Sony Corp. (6758) plans to raise 55 billion yen ($677 million) in a bond sale this week, 83 percent more than the initial target for the company’s first offering since 2009, according to a person familiar with the matter.
The Tokyo-based electronics maker will sell the securities on March 7, the person with direct knowledge of the issue said today, asking not to be identified because the information is private. The company earlier today had targeted about 50 billion yen for the sale, an increase from its initial plan of about 30 billion yen, the person said.
Sony’s credit ratings were cut by Standard & Poor’s, Moody’s Investors Service and Fitch Ratings from December because of concerns it will face difficulties recovering earnings. The maker of Bravia televisions and PlayStation game players more than doubled its full-year loss forecast to 220 billion yen last month, citing a stronger currency, production setbacks and the cost of exiting a display venture.
The company told investors it plans to offer 45 billion yen of five-year notes priced to yield 36 basis points more than government debt, the person said. Sony also plans to sell 10 billion yen of 10-year debt at a spread of 43 basis points more than the benchmark government debt, the person said.

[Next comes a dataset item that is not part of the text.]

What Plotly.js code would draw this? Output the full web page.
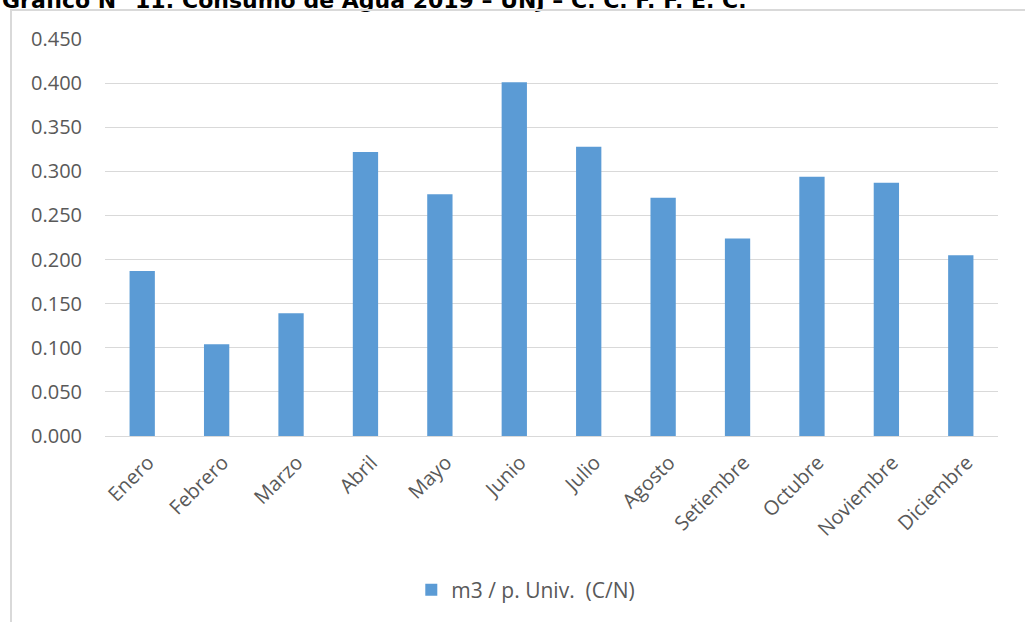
<!DOCTYPE html>
<html>
<head>
<meta charset="utf-8">
<script src="https://cdn.plot.ly/plotly-3.0.1.min.js"></script>
<style>
html,body{margin:0;padding:0;background:#fff;}
#wrap{position:relative;width:1025px;height:622px;overflow:hidden;}
#chart{position:absolute;left:0;top:0;width:1025px;height:622px;}
#frame{position:absolute;left:10px;top:9px;width:1030px;height:630px;border-left:2px solid #D9D9D9;border-top:2px solid #D9D9D9;pointer-events:none;}
</style>
</head>
<body>
<div id="wrap"><div id="chart"></div><div id="frame"></div></div>
<script>
const months = ["Enero","Febrero","Marzo","Abril","Mayo","Junio","Julio","Agosto","Setiembre","Octubre","Noviembre","Diciembre"];
const consumo = [0.187,0.104,0.139,0.322,0.274,0.401,0.328,0.270,0.224,0.294,0.287,0.205];
const seriesName = "m3 / p. Univ.&nbsp;&nbsp;(C/N)";
const titleText = "Gráfico N° 11: Consumo de Agua 2019 – UNJ – C. C. F. F. E. C.";
const yTicks = [0,0.05,0.1,0.15,0.2,0.25,0.3,0.35,0.4,0.45];

const trace = {
  type: "bar",
  x: months,
  y: consumo,
  name: seriesName,
  marker: {color: "#5B9BD5"},
  showlegend: true,
  hoverinfo: "x+y"
};

const layout = {
  width: 1025, height: 622,
  margin: {l:105, r:27, t:39, b:186},
  paper_bgcolor: "rgba(0,0,0,0)",
  plot_bgcolor: "#fff",
  bargap: 0.66,
  font: {family: "Open Sans, sans-serif", color: "#595959", size: 20},
  xaxis: {
    type: "category",
    tickangle: -45,
    showgrid: false,
    showline: true,
    linecolor: "#D9D9D9",
    linewidth: 1,
    ticks: "",
    ticklabelstandoff: 6,
    ticklabelshift: 6,
    tickfont: {size: 20, color: "#595959"},
    fixedrange: true
  },
  yaxis: {
    range: [0, 0.45],
    tickvals: yTicks,
    tickformat: ".3f",
    showgrid: true,
    gridcolor: "#D9D9D9",
    gridwidth: 1,
    zeroline: false,
    showline: false,
    ticks: "",
    ticklabelstandoff: 22,
    tickfont: {size: 20, color: "#595959"},
    fixedrange: true
  },
  showlegend: true,
  legend: {
    orientation: "h",
    x: 0.343, xanchor: "left",
    y: -0.388, yanchor: "middle",
    font: {size: 21, color: "#595959"},
    bgcolor: "rgba(0,0,0,0)"
  },
  annotations: [{
    text: "<b>" + titleText + "</b>",
    xref: "paper", yref: "paper",
    x: -0.1176, xanchor: "left",
    y: 1.06, yanchor: "bottom",
    showarrow: false,
    font: {family: "DejaVu Sans, sans-serif", size: 22, color: "#000"}
  }]
};

Plotly.newPlot("chart", [trace], layout, {displayModeBar: false, staticPlot: true});
</script>
</body>
</html>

Sony plans to issue bonds by the end of this month, Shinji Obana, a Tokyo-based company spokesman, said in an e-mail today, declining to comment on details such as the notes’ pricing date and amount. The company plans to use the proceeds to repay 60 billion yen of notes due June, Obana said.
The offering would be Sony’s first since June 2009, according to data compiled by Bloomberg. At that time, Sony raised 220 billion yen, including 110 billion yen of five-year 1.298 percent notes at a spread of 42 basis points, the data show.
S&P cut Sony’s long-term ratings last month to BBB+, its third-lowest investment-grade, from A-. Moody’s reduced the rating to Baa1, also its third-lowest investment grade. Fitch rates the company BBB-, one level above junk.